Requirements:
Your task is to retype the lines between the line with "Write a web" and the line with "const legendNames = ['Anteil<br>Dividenden/Tanti<br>emen", inclusive. Copy no pictures and no other lines.

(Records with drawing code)
_ _ _ _

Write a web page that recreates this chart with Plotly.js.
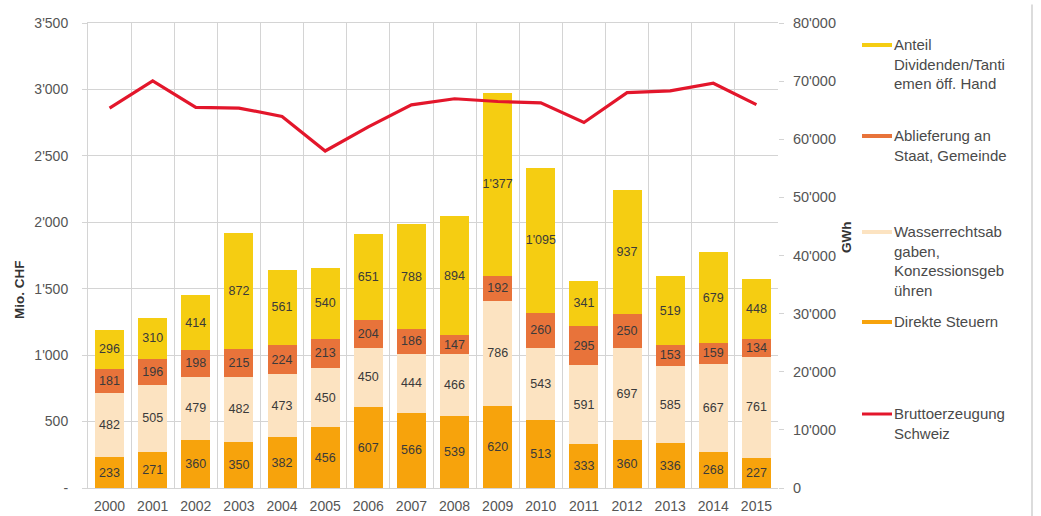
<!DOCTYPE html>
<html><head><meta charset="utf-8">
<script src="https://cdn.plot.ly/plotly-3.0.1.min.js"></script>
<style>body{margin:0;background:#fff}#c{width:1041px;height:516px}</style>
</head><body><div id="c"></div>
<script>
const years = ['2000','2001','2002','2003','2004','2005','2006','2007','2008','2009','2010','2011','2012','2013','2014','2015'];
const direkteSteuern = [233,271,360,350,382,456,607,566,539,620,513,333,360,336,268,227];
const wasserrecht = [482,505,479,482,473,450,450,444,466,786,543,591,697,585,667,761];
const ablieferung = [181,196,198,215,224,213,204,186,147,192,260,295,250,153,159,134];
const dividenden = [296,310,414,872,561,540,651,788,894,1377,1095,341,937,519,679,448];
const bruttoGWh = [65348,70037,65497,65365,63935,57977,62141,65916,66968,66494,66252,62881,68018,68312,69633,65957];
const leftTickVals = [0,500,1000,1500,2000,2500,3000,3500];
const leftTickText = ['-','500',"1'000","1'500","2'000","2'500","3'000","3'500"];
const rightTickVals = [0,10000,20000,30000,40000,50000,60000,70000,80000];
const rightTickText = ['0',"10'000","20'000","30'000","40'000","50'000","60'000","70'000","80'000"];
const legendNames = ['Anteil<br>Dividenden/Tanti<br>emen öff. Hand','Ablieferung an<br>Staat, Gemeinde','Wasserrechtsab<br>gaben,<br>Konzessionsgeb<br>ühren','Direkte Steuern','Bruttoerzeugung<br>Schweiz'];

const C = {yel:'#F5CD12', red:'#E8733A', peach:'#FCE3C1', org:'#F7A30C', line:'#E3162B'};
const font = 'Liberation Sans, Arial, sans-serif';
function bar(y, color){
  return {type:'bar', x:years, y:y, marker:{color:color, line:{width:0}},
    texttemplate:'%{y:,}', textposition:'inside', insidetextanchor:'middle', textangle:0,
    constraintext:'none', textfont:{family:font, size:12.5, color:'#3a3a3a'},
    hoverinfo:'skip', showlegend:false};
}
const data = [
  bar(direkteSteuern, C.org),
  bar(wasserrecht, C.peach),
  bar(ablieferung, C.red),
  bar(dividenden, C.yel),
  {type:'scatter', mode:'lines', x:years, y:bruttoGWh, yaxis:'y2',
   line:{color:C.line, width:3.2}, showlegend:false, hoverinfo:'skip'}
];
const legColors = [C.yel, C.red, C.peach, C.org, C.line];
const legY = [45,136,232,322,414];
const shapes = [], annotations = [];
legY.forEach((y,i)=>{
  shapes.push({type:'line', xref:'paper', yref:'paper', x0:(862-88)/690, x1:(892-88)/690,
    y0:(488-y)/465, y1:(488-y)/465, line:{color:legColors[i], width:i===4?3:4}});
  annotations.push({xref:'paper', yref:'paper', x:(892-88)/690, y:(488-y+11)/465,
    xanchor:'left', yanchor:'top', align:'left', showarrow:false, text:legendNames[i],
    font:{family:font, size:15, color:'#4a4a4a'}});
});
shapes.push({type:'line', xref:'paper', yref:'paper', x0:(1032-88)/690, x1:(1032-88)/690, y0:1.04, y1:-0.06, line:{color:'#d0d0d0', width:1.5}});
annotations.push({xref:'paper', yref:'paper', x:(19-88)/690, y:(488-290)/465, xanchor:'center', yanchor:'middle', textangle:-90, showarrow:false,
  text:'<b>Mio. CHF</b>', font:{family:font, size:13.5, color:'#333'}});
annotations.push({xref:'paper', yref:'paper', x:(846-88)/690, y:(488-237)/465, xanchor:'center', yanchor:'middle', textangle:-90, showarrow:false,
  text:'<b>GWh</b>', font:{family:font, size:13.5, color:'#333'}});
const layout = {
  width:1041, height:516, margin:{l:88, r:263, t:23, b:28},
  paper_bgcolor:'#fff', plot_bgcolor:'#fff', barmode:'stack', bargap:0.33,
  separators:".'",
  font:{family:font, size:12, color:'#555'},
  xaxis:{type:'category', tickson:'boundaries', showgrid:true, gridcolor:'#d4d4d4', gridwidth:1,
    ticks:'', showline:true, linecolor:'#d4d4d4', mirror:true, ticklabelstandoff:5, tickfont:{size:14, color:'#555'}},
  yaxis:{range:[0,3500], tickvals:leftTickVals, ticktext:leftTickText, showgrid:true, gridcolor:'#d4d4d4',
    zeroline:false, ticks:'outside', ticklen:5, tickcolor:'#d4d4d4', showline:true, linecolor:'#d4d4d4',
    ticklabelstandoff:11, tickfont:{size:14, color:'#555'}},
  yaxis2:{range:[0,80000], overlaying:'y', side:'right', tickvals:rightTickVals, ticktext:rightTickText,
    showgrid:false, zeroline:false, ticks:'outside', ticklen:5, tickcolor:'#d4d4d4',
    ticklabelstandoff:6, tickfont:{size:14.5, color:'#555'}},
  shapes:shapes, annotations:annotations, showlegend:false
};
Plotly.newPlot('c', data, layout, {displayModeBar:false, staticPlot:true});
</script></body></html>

_ _ _ _

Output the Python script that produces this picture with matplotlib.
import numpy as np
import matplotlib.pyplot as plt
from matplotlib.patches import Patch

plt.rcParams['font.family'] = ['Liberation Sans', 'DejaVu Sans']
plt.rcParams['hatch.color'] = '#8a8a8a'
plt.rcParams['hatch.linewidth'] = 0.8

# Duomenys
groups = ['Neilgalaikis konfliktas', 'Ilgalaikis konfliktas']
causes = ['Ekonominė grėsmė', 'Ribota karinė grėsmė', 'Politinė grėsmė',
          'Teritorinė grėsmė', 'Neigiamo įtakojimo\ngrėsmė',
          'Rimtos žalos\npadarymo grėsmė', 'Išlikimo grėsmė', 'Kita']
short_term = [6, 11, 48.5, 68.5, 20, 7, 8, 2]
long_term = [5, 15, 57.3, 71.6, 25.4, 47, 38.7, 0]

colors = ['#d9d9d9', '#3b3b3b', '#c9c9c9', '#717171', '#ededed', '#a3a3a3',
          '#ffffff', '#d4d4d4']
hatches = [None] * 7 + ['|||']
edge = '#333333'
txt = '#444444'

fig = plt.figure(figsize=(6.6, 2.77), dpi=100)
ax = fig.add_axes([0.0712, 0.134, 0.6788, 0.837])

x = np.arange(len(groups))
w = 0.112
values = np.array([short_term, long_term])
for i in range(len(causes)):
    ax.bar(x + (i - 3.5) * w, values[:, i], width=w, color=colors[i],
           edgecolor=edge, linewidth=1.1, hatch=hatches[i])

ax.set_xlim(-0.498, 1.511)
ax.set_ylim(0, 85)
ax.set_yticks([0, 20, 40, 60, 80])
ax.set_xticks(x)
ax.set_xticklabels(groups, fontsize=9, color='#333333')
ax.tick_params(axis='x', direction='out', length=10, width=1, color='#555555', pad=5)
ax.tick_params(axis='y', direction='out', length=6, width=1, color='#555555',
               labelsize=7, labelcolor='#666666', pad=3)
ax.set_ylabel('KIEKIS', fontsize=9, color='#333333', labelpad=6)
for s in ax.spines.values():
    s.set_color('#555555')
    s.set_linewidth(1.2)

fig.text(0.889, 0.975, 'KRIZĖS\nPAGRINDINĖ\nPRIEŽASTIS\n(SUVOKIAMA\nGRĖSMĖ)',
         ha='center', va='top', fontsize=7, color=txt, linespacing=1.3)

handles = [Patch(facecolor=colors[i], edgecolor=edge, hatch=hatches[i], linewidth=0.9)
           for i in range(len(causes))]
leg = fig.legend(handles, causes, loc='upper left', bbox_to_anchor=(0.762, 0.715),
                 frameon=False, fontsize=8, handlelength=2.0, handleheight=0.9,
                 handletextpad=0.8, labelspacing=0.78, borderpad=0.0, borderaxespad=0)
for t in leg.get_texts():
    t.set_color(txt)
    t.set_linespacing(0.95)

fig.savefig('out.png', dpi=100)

_ _ _ _

Result for this exercise:
Write a web page that recreates this chart with Plotly.js.
<!DOCTYPE html>
<html><head><meta charset="utf-8">
<script src="https://cdn.plot.ly/plotly-3.0.1.min.js"></script>
<style>body{margin:0;background:#fff}#c{width:1041px;height:516px}</style>
</head><body><div id="c"></div>
<script>
const years = ['2000','2001','2002','2003','2004','2005','2006','2007','2008','2009','2010','2011','2012','2013','2014','2015'];
const direkteSteuern = [233,271,360,350,382,456,607,566,539,620,513,333,360,336,268,227];
const wasserrecht = [482,505,479,482,473,450,450,444,466,786,543,591,697,585,667,761];
const ablieferung = [181,196,198,215,224,213,204,186,147,192,260,295,250,153,159,134];
const dividenden = [296,310,414,872,561,540,651,788,894,1377,1095,341,937,519,679,448];
const bruttoGWh = [65348,70037,65497,65365,63935,57977,62141,65916,66968,66494,66252,62881,68018,68312,69633,65957];
const leftTickVals = [0,500,1000,1500,2000,2500,3000,3500];
const leftTickText = ['-','500',"1'000","1'500","2'000","2'500","3'000","3'500"];
const rightTickVals = [0,10000,20000,30000,40000,50000,60000,70000,80000];
const rightTickText = ['0',"10'000","20'000","30'000","40'000","50'000","60'000","70'000","80'000"];
const legendNames = ['Anteil<br>Dividenden/Tanti<br>emen öff. Hand','Ablieferung an<br>Staat, Gemeinde','Wasserrechtsab<br>gaben,<br>Konzessionsgeb<br>ühren','Direkte Steuern','Bruttoerzeugung<br>Schweiz'];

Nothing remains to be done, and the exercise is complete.